The Hong Kong SAR Government gazetted the Inland Revenue (Amendment) (Ship Leasing Concessions) Bill 2020 on January 17 2020, which formally introduces a concessionary tax regime for certain ship leasing activities. The bill is subject to approval by the Legislative Council and is expected to apply to income earned from April 1 2020. The main features of the proposed regime are:
Income from ship leasing and managing a ship leasing business carried on from Hong Kong SAR will be deemed taxable. For ship leasing, the taxable amount will include interest received under a funding or finance lease;
The taxable income for qualifying lessors from operating leases will be calculated as 20% of the gross rentals (including sums payable under residual value guarantee) less deductible expenses, excluding tax depreciation;
The taxable income for qualifying lessors from funding leases will be calculated as gross finance income (i.e. interest) under the lease less deductible expenses;
The tax rate on the profits of “qualifying ship lessors” will be 0%; and
The tax rate on the profits of “qualifying ship leasing managers” conducting “qualifying ship leasing management activities” will be 0% where services are provided to an associate and 8.25% (i.e. half the normal tax rate) where those services are provided to a non-associate.
The rules are closely modelled on the aircraft leasing concession although there are important differences in the scope and application of the two regimes. The regime is designed around a Hong Kong SAR based manager using separate Hong Kong SAR incorporated special purpose companies to own and lease ships for use outside Hong Kong SAR waters. While it should be possible for lessors to adopt a more integrated model with ship ownership and management in one company, it will be important that any corporations looking to take advantage of the new regime take careful note of the qualifying conditions imposed.

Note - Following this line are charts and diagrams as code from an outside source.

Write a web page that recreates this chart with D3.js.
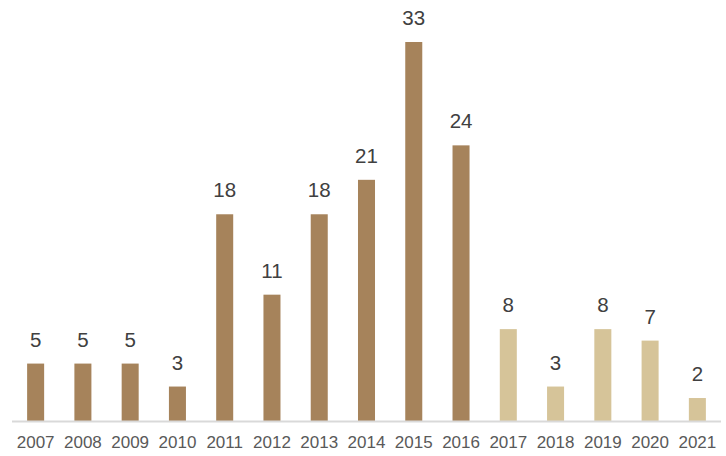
<!DOCTYPE html>
<html>
<head>
<meta charset="utf-8">
<script src="https://cdn.jsdelivr.net/npm/d3@7"></script>
<style>
  body { margin: 0; background: #fff; }
  text { font-family: "Liberation Sans", Arial, sans-serif; }
</style>
</head>
<body>
<div id="chart"></div>
<script>
// chart data
var years = ["2007", "2008", "2009", "2010", "2011", "2012", "2013", "2014",
             "2015", "2016", "2017", "2018", "2019", "2020", "2021"];
var counts = [5, 5, 5, 3, 18, 11, 18, 21, 33, 24, 8, 3, 8, 7, 2];
var lightFrom = "2017"; // years from here on use the light colour

var width = 726, height = 456;
var base = 421;

var svg = d3.select("#chart").append("svg")
  .attr("width", width)
  .attr("height", height);

var x = d3.scaleBand()
  .domain(years)
  .range([12, 721])
  .paddingInner(0.64)
  .paddingOuter(0.32);

var y = d3.scaleLinear()
  .domain([0, 33])
  .range([base, 42]);

var data = years.map(function(d, i) { return {year: d, value: counts[i]}; });

// bars
svg.selectAll("rect.bar")
  .data(data)
  .enter().append("rect")
  .attr("class", "bar")
  .attr("x", function(d) { return x(d.year); })
  .attr("y", function(d) { return y(d.value); })
  .attr("width", x.bandwidth())
  .attr("height", function(d) { return base - y(d.value); })
  .style("fill", function(d) { return d.year >= lightFrom ? "#d6c499" : "#a6835b"; });

// value labels
svg.selectAll("text.value")
  .data(data)
  .enter().append("text")
  .attr("class", "value")
  .attr("x", function(d) { return x(d.year) + x.bandwidth() / 2; })
  .attr("y", function(d) { return y(d.value) - 17; })
  .attr("text-anchor", "middle")
  .style("font-size", "20.5px")
  .style("fill", "#404040")
  .text(function(d) { return d.value; });

// baseline
svg.append("line")
  .attr("x1", 12).attr("x2", 721)
  .attr("y1", base + 0.5).attr("y2", base + 0.5)
  .style("stroke", "#d9d9d9")
  .style("stroke-width", 2);

// year labels
var xAxis = svg.append("g")
  .attr("transform", "translate(0," + base + ")")
  .call(d3.axisBottom(x).tickSize(0).tickPadding(15));
xAxis.select(".domain").remove();
xAxis.selectAll("text")
  .style("font-size", "17px")
  .style("font-family", "'Liberation Sans', Arial, sans-serif")
  .style("fill", "#595959");
</script>
</body>
</html>
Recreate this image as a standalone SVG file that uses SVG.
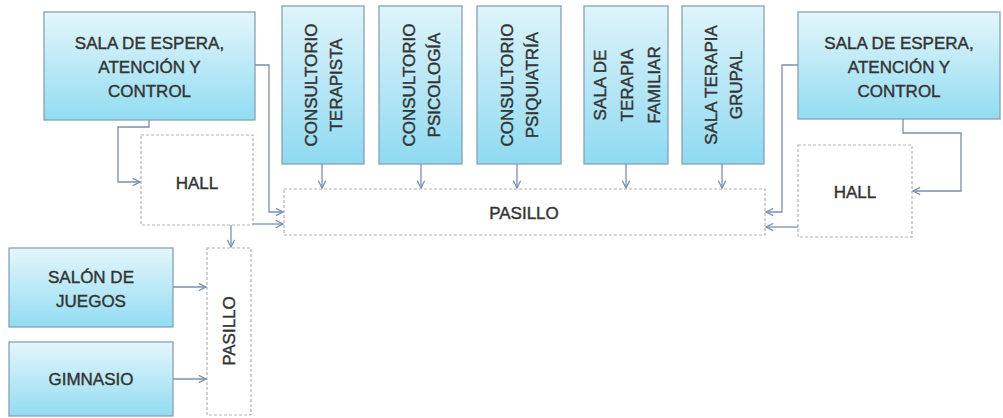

“Qualifying ship lessors” and “qualifying ship leasing managers” as defined in the bill must be corporations that conduct only qualifying activities, with some non-qualifying activity allowed for leasing managers. This precludes the regime applying to taxpayers who conducted passenger or cargo shipping businesses. For both the manager and lessors, they are required to be centrally managed and controlled in Hong Kong SAR with all the profit generating activities conducted in Hong Kong SAR and not attributable to any permanent establishment the company may have outside Hong Kong SAR. They must also make an election in writing to apply the regime.
There is a deeming provision that deems a ship to be a capital asset if it is held for three years as part of a qualifying ship leasing business. This is a welcome addition because it provides some clarity to the position when a ship is sold. For a ship sold before the three-year mark, the position will depend on the relevant facts and circumstances.
There is a safe harbour for qualifying ship leasing managers which allows them to carry on certain non-qualifying activities, provided at least 75% of its profits arise from qualifying activities and the value of assets used by the company to carry out qualifying activities are at least 75% of its total assets.
Common with all of Hong Kong SAR’s latest concessionary regimes there are several complex anti-abuse and anti-avoidance measures built into the regime. The key measures include rules to:
Require that any transactions between associated parties are conducted at arm’s length;
Require that certain substance threshold requirements be met;
Ring-fence losses sustained where the qualifying lessor or qualifying lease manager qualify for the 0% tax rate; and
Deny the benefit of the relevant concessions where one of the main purposes of an arrangement is to obtain a tax benefit including a benefit under one of Hong Kong SAR’s double tax treaties.
In order to qualify for the tax concessions, the taxpayer must meet the substance threshold requirement, namely: (a) have an adequate number of full-time employees; and (b) adequate operating expenditure:
For ship leasing activity, the number of full-time employees is two and the minimum operating expenditure is HK$7.8 million ($1 million);
For ship leasing management activities, the number of full-time employees is at least one and the minimum operating expenditure is HK$1 million.
The new regime is a change to Hong Kong SAR tax law in that it now provides a tax concession to ship leasing managers and for finance leasing, which has been potentially uncertain if key activities are conducted in Hong Kong SAR. The proposed tax regimes should bolster Hong Kong SAR’s position as a ship leasing centre in the Asia-Pacific region.
For operating leases, section 23B of the Inland Revenue Ordinance has, for many years, been understood to apply to mean that charter hire income arising from the use of ships solely or mainly outside Hong Kong SAR waters was effectively not taxed. Only a recent change in the Inland Revenue Department’s assessing practice has created uncertainty in this regard. That said, the regime provides certainty going forward.
Given the relative complexity of the regime and the need for sufficient substance in Hong Kong SAR, companies looking to apply the regime should review the rules, their ship ownership structures and business operations carefully.